Callahan received numerous awards and recognitions for his scientific research, writing, and teaching, including three National Research Service Awards, designation as a Leukemia Society of America Scholar, a Colorado Council on the Arts Fellowship for creative nonfiction, a Pulitzer Prize nomination, CSU’s 2006 Willard O. Eddy Award for excellence in interdisciplinary teaching, an Outstanding Science Faculty Award in 2012, Honors Professor of the Year Award in 2019, and the 2019 College of Veterinary Medicine and Biomedical Sciences Teaching Award.

As a scientist, he investigated interactions between the human immune and nervous systems, humans and their microbiomes and the biological basis of sex. During his distinguished career, he published more than 50 scientific papers, a veterinary immunology textbook and a virtual textbook. As a creative nonfiction author and poet, he published more than 70 poems and essays and four popular science books exploring the processes of being human.

His work has been featured on or in – among others – National Geographic Television, ABC Evening News, the Los Angeles Times, National Public Radio, ESPN, Discover Magazine, USA Today and Ms. Magazine. His works have been translated into Japanese, Chinese, Korean and Portuguese.

Callahan was a lover of words, stones, rivers, and ravens. He spent many joyful years hiking, camping and river running with his family. He was an avid cyclist, a formidable chef and a consummate dog lover. He craved books, music and art and the desert southwest and was dedicated to protecting human rights and the environment. Blessed with a wicked sense of humor (he named a tumor “Mitch McConnell”), he leaves a legacy of love and curiosity for the natural world. Dear friends say: “He was deeply kind, gentle and generous. We were and are blessed for having him in our lives, and we will miss him with an ‘ongoingness’ without end.”

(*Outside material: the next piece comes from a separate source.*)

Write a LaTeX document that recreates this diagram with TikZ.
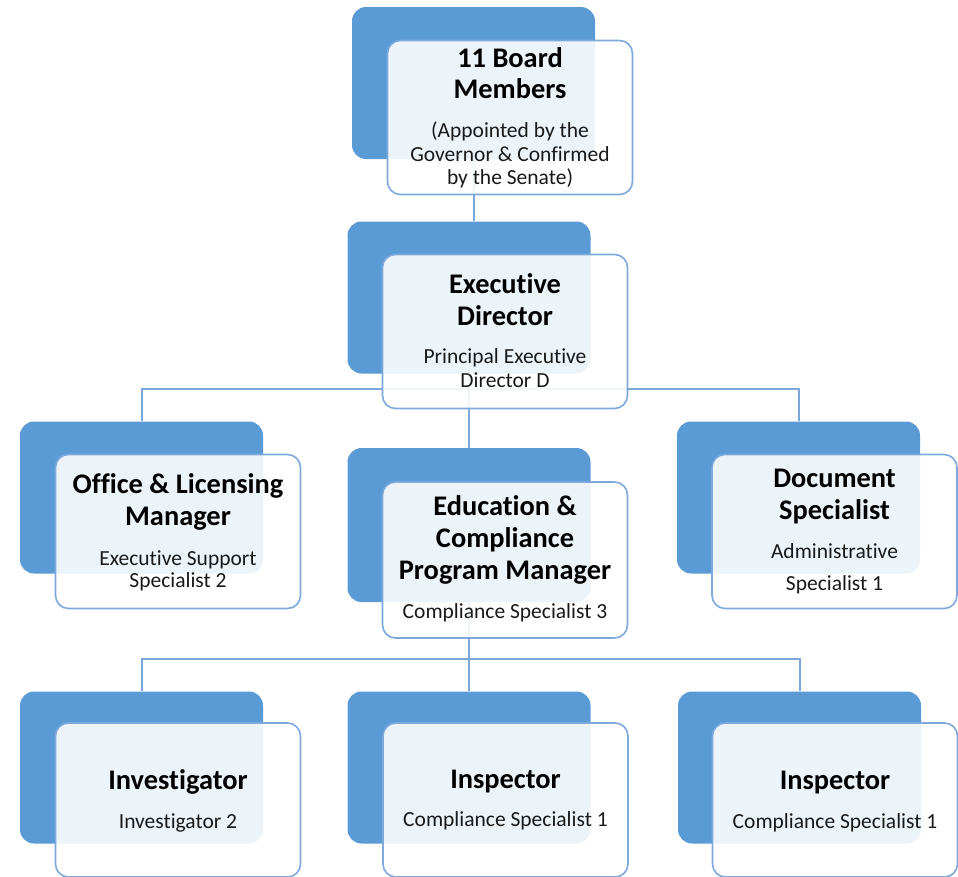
\documentclass[tikz,border=0pt]{standalone}
\usepackage{fontspec}
\setmainfont{Carlito}[Ligatures=NoCommon]
\definecolor{backblue}{HTML}{5B9BD5}
\definecolor{edgeblue}{HTML}{7EA9DC}
\definecolor{lineblue}{HTML}{7BA7DA}
\tikzset{
  backbox/.style={rectangle, rounded corners=14pt, fill=backblue, draw=none,
    minimum width=243pt, minimum height=152pt, inner sep=0pt},
  frontbox/.style={rectangle, rounded corners=13pt, fill=white, fill opacity=0.89,
    draw=edgeblue, draw opacity=1, line width=1.6pt,
    minimum width=245pt, minimum height=154pt, inner sep=0pt},
  ttl/.style={anchor=base, inner sep=0pt, font=\fontsize{28.4}{32}\selectfont\bfseries, text=black},
  sub/.style={anchor=base, inner sep=0pt, font=\fontsize{21.5}{24}\selectfont, text=black!90},
  conn/.style={draw=lineblue, line width=2pt},
}
\begin{document}
\begin{tikzpicture}[x=1pt,y=-1pt]
\useasboundingbox (0,0) rectangle (958,876);
\clip (0,0) rectangle (958,876);
\fill[white] (0,0) rectangle (958,876);
% back boxes
\node[backbox] (bb)  at (473.5,83)  {};
\node[backbox] (eb)  at (469,297.5) {};
\node[backbox] (ob)  at (141.5,497.5) {};
\node[backbox,minimum height=154pt] (edb) at (469,525) {};
\node[backbox] (db)  at (798.5,497.5) {};
\node[backbox] (ivb) at (141.5,767.5) {};
\node[backbox] (inb) at (469,767.5) {};
\node[backbox] (i3b) at (799.5,767.5) {};
% junction levels
\coordinate (j1) at (0,389);
\coordinate (j2) at (0,659);
% connectors
\draw[conn] (bb.south) -- (bb.south |- eb.north);
\draw[conn] (eb.south) -- (edb.north);
\draw[conn] (eb.south |- j1) -| (ob.north);
\draw[conn] (eb.south |- j1) -| (db.north);
\draw[conn] (edb.south) -- (inb.north);
\draw[conn] (edb.south |- j2) -| (ivb.north);
\draw[conn] (edb.south |- j2) -| (i3b.north);
% front boxes
\node[frontbox] (bf)  at (510,117.5) {};
\node[frontbox] (ef)  at (505,331.5) {};
\node[frontbox] (of)  at (178,531.5) {};
\node[frontbox,minimum height=156pt] (edf) at (505,560) {};
\node[frontbox] (df)  at (834.5,531.5) {};
\node[frontbox] (ivf) at (178,800) {};
\node[frontbox] (inf) at (505.5,800) {};
\node[frontbox] (i3f) at (835,800) {};
% texts: board
\node[ttl] (t1a) at (510,67)  {11 Board};
\node[ttl] (t1b) at (510,98)  {Members};
\node[sub] (s1a) at (510,137) {(Appointed by the};
\node[sub] (s1b) at (510,161) {Governor \& Confirmed};
\node[sub] (s1c) at (510,184) {by the Senate)};
% executive director
\node[ttl] (t2a) at (505,293) {Executive};
\node[ttl] (t2b) at (505,325) {Director};
\node[sub] (s2a) at (505,363) {Principal Executive};
\node[sub] (s2b) at (505,387) {Director D};
% office
\node[ttl] (t3a) at (178,493) {Office \& Licensing};
\node[ttl] (t3b) at (178,525) {Manager};
\node[sub] (s3a) at (178,565) {Executive Support};
\node[sub] (s3b) at (178,587) {Specialist 2};
% education
\node[ttl] (t4a) at (505,515) {Education \&};
\node[ttl] (t4b) at (505,547) {Compliance};
\node[ttl] (t4c) at (505,579) {Program Manager};
\node[sub] (s4a) at (505,618) {Compliance Specialist 3};
% document
\node[ttl] (t5a) at (834.5,487) {Document};
\node[ttl] (t5b) at (834.5,519) {Specialist};
\node[sub] (s5a) at (834.5,558) {Administrative};
\node[sub] (s5b) at (834.5,590) {Specialist 1};
% bottom row
\node[ttl] (t6a) at (178,789) {Investigator};
\node[sub] (s6a) at (178,828) {Investigator 2};
\node[ttl] (t7a) at (505.5,788) {Inspector};
\node[sub] (s7a) at (505.5,826) {Compliance Specialist 1};
\node[ttl] (t8a) at (835,789) {Inspector};
\node[sub] (s8a) at (835,828) {Compliance Specialist 1};
\end{tikzpicture}
\end{document}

Callahan is preceded in death by his parents Wayne and June Callahan and his sister Cathi Butler. He is survived by his wife of nearly 40 years Virginia “Gina” Mohr-Callahan of Fort Collins, son Patrick Callahan of Fort Collins and daughter Jennifer Callahan of Scottish Borders, Scotland. He is also survived by his brother Michael Callahan of Albuquerque, N.M.; his sister Patricia Larkin of Big Water, Utah; miniature schnauzer Nutmeg, also of Fort Collins; as well as nieces Monica Petersen, Kris Butler and grandniece Mia Wyasket of the Salt Lake City area; nephew John Callahan and grandniece Maya Callahan of Carmel, Ind.; niece Elizabeth Weese of Boise, Idaho, as well as grandnephews Sash and Andy Weese, also of Boise; and niece Pamela Henry of Redlands, Calif.

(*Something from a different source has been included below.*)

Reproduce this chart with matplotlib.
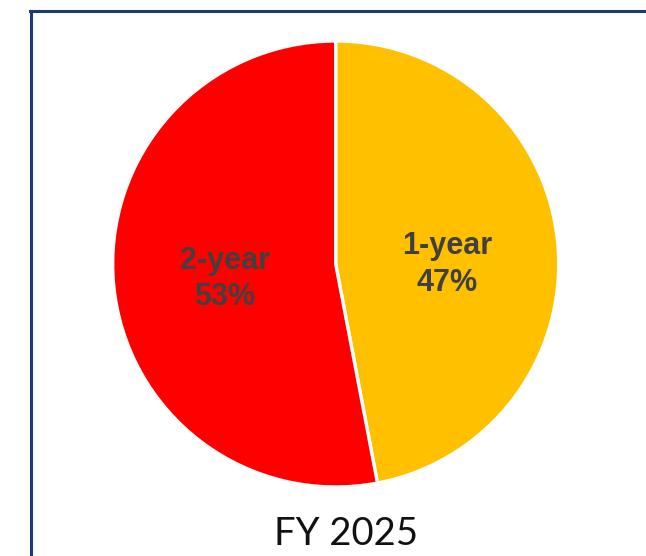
import matplotlib
matplotlib.use("Agg")
import matplotlib.pyplot as plt
from matplotlib.lines import Line2D

# Share of contracts by term length
categories = ["1-year", "2-year"]
shares = [47, 53]
colors = ["#FFC000", "#FF0000"]
title = "FY 2025"

W, H = 646, 556
fig = plt.figure(figsize=(W / 100, H / 100), dpi=100)
fig.patch.set_facecolor("white")

# Pie axes: centre and radius in pixels
cx, cy, R = 335.7, 264.0, 223.0
ax = fig.add_axes([(cx - R) / W, (H - cy - R) / H, 2 * R / W, 2 * R / H])

labels = [f"{c}\n{v}%" for c, v in zip(categories, shares)]
wedges, texts = ax.pie(
    shares,
    colors=colors,
    startangle=90,
    counterclock=False,
    radius=1.0,
    labels=labels,
    labeldistance=0.5,
    wedgeprops=dict(edgecolor="white", linewidth=2.4),
    textprops=dict(fontsize=22, fontweight="bold", color="#404040",
                   family=["Liberation Sans", "DejaVu Sans"],
                   ha="center", va="center", linespacing=1.3),
)
ax.set_xlim(-1, 1)
ax.set_ylim(-1, 1)
ax.set_aspect("equal")
ax.axis("off")
for w in wedges:
    w.set_clip_on(False)
for t in texts:
    t.set_horizontalalignment("center")
    t.set_verticalalignment("center")
# nudge the 1-year label slightly lower
x0, y0 = texts[0].get_position()
texts[0].set_position((x0, y0 - 0.05))
# nudge the 2-year label slightly lower
x1, y1 = texts[1].get_position()
texts[1].set_position((x1, y1 - 0.02))

# Frame around the chart area (open at right and bottom edges)
navy = "#1F3A73"
fig.add_artist(Line2D([31 / W, 31 / W], [0, 1 - 10.5 / H],
                      transform=fig.transFigure, color=navy, linewidth=2.2))
fig.add_artist(Line2D([30 / W, 1], [1 - 10.5 / H, 1 - 10.5 / H],
                      transform=fig.transFigure, color=navy, linewidth=2.2))

fig.text(346.5 / W, 11 / H, title, ha="center", va="baseline",
         fontsize=27.5, color="#111111", family=["Lato", "DejaVu Sans"])

fig.savefig("out.png", dpi=100, facecolor="white")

Gerry Callahan believed dying was his chance to be “part of everything.” In lieu of flowers or cards, his family urges you to pay attention – to the “dry chill of early mornings,” the “red coil of the wind,” the “iron crust of the desert,” and the “careless dance of birds.” You’ll find him there.

Near Gypsum Gap from “River Odyssey” by Gerald N. Callahan

From where I stood, when the light fell at last among the furrows of that distant headland, I thought: You and I could go there and live beneath the alligator junipers, the fluted sky, and the high, hard shoulder of the land. And there, there would only be the promise.

Rain and wind and ruined rocks, sunsets, starlight, the dry chill or early mornings. We could live there, in the shade of those trees for a very long time, years perhaps.

Until one night, satisfied with it all, we would purposely peel our fingers loose from the grasses and the hollow stones and fall into the stars.

A memorial for Gerry will be planned when it is safe for us to gather.